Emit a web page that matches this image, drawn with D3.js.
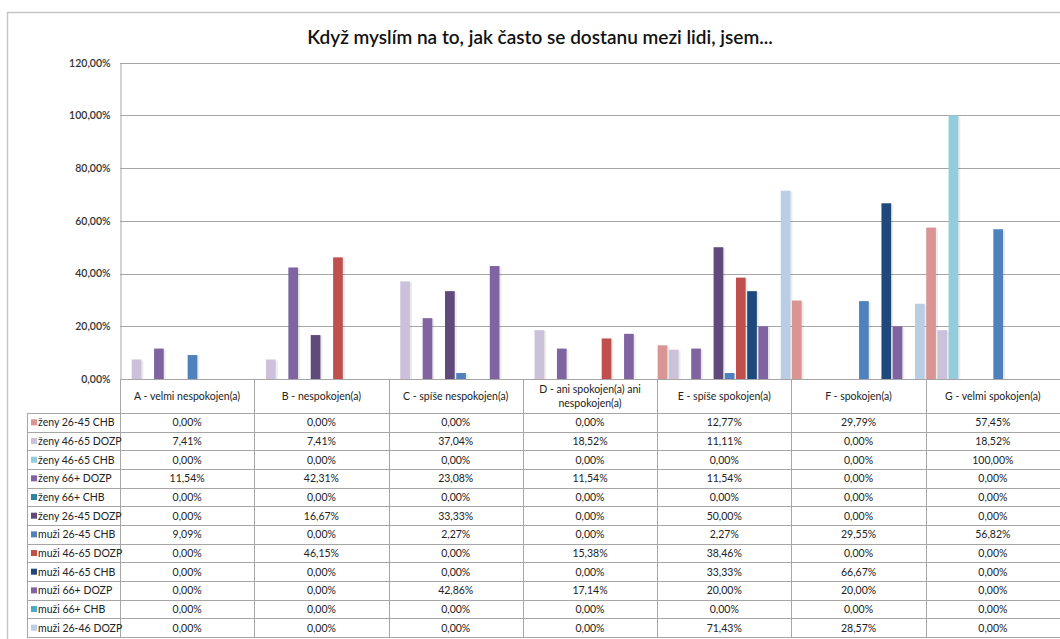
---
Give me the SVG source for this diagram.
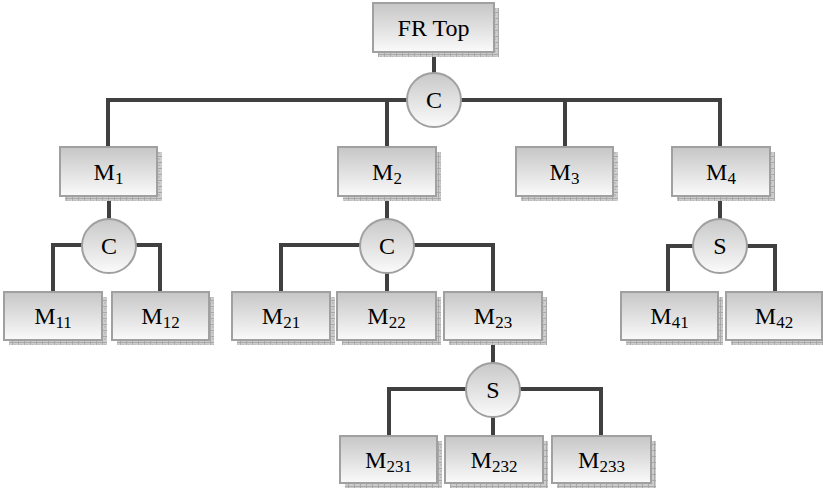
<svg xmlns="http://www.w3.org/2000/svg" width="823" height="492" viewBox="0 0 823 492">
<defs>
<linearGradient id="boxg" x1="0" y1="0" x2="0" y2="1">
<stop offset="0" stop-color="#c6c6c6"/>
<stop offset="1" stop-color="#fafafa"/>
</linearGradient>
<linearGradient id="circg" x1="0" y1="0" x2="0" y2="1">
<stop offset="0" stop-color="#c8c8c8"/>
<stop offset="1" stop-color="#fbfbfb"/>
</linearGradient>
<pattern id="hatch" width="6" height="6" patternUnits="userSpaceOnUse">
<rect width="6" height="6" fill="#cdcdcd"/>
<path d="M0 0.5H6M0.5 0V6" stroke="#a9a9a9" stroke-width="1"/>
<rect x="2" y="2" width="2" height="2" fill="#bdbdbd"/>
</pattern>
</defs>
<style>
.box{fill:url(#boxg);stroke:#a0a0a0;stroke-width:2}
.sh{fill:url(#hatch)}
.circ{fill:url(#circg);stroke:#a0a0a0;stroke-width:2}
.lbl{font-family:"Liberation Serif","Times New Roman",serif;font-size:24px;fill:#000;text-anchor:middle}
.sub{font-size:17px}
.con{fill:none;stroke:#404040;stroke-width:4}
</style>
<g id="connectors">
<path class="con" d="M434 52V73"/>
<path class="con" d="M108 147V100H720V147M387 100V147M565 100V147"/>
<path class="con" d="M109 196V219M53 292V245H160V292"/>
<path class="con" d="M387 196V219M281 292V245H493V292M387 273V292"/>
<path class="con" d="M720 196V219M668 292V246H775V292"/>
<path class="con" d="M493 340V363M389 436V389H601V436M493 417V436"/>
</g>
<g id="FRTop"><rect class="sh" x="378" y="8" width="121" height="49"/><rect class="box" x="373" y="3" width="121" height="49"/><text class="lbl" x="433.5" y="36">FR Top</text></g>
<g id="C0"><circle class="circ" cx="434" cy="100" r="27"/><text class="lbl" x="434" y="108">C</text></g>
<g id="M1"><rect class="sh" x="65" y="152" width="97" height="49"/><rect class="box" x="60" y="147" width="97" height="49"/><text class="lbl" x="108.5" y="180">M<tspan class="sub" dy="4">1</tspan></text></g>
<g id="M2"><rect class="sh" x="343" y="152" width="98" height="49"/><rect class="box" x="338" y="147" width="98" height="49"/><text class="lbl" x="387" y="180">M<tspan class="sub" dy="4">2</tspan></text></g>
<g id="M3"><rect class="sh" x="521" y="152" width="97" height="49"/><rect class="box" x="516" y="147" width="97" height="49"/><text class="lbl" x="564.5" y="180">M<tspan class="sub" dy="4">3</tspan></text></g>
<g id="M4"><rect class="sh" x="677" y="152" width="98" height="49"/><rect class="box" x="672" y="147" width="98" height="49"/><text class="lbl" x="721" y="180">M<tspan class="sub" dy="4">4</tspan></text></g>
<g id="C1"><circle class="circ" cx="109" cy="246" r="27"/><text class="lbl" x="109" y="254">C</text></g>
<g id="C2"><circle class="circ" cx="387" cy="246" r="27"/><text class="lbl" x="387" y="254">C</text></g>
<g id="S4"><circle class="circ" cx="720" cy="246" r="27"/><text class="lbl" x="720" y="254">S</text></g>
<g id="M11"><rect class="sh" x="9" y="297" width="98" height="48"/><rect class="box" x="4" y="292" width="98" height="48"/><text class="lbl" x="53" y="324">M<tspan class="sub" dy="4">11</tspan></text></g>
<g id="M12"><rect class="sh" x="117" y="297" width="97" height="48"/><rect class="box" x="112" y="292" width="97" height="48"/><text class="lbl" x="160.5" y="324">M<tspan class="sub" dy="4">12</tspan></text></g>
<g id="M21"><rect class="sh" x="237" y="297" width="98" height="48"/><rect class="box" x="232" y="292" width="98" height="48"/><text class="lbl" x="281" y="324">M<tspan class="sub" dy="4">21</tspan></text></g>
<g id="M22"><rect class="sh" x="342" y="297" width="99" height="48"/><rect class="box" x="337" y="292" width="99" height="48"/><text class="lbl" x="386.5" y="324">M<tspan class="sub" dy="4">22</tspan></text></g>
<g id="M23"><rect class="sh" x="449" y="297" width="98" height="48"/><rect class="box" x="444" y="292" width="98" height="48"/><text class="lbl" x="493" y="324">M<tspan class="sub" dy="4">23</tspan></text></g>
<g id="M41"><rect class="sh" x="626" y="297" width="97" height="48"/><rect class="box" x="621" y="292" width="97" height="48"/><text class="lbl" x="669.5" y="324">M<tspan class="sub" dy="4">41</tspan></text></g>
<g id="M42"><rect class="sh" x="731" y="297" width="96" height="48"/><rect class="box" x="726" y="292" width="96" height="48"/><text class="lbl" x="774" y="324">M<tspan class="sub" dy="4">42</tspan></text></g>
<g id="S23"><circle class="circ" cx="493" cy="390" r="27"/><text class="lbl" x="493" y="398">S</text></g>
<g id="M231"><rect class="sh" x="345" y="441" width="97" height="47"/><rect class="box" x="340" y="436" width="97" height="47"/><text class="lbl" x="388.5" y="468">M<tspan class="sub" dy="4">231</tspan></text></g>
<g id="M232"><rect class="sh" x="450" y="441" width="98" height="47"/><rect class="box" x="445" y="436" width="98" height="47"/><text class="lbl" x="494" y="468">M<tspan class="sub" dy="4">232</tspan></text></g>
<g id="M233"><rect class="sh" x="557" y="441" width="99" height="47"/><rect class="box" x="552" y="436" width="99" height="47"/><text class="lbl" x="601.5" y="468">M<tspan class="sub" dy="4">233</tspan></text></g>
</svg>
...
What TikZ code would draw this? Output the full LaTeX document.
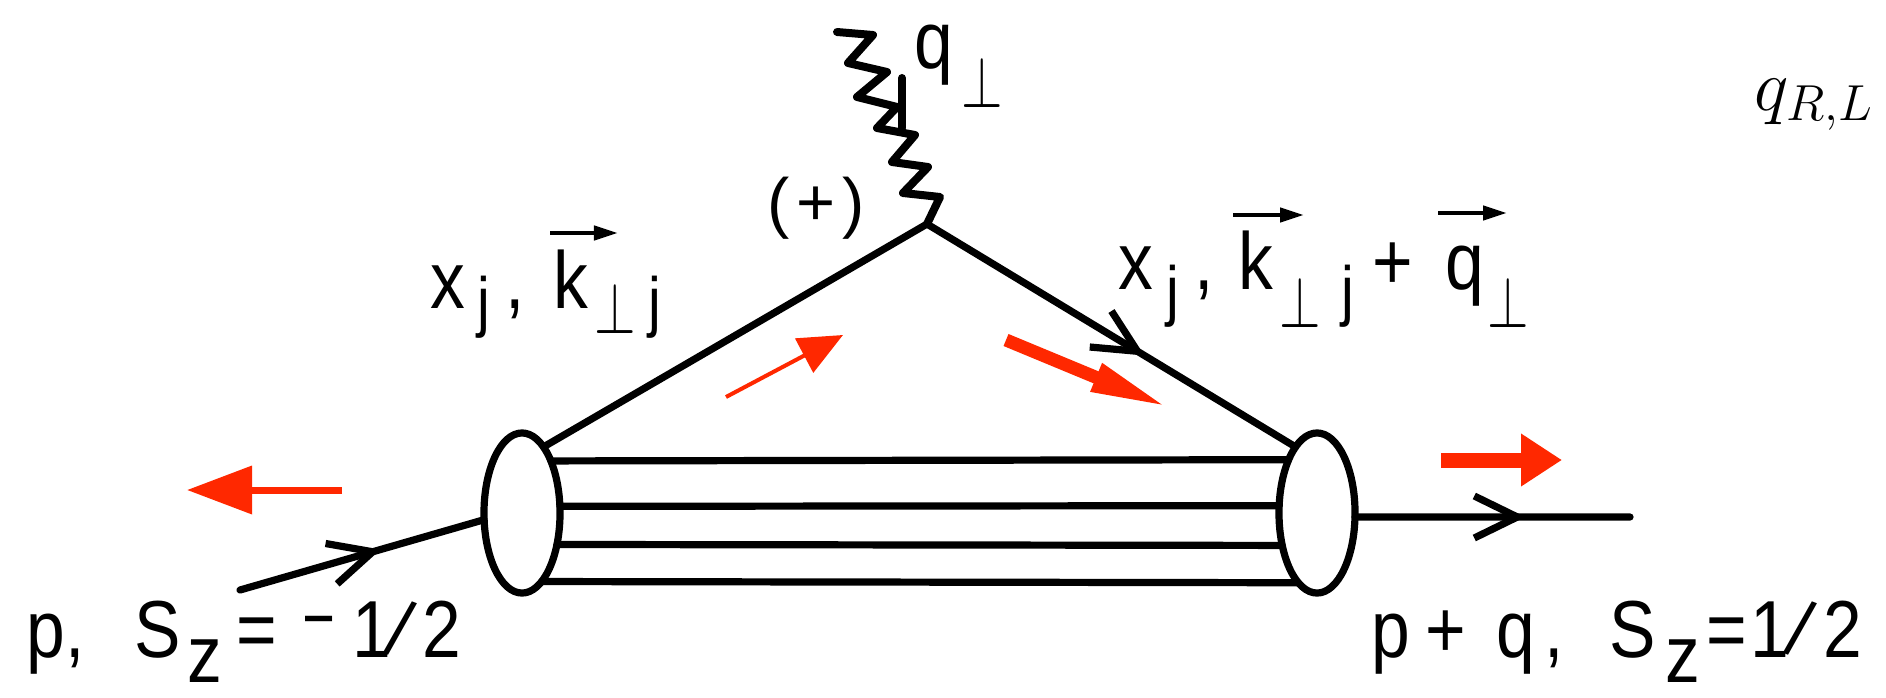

What you are asked to do: Search the records for the word "this" and copy every line where it occurs.

Exercise answer:
Emit a web page that matches this image, drawn with D3.js.
Give me the SVG source for this diagram.
What TikZ code would draw this? Output the full LaTeX document.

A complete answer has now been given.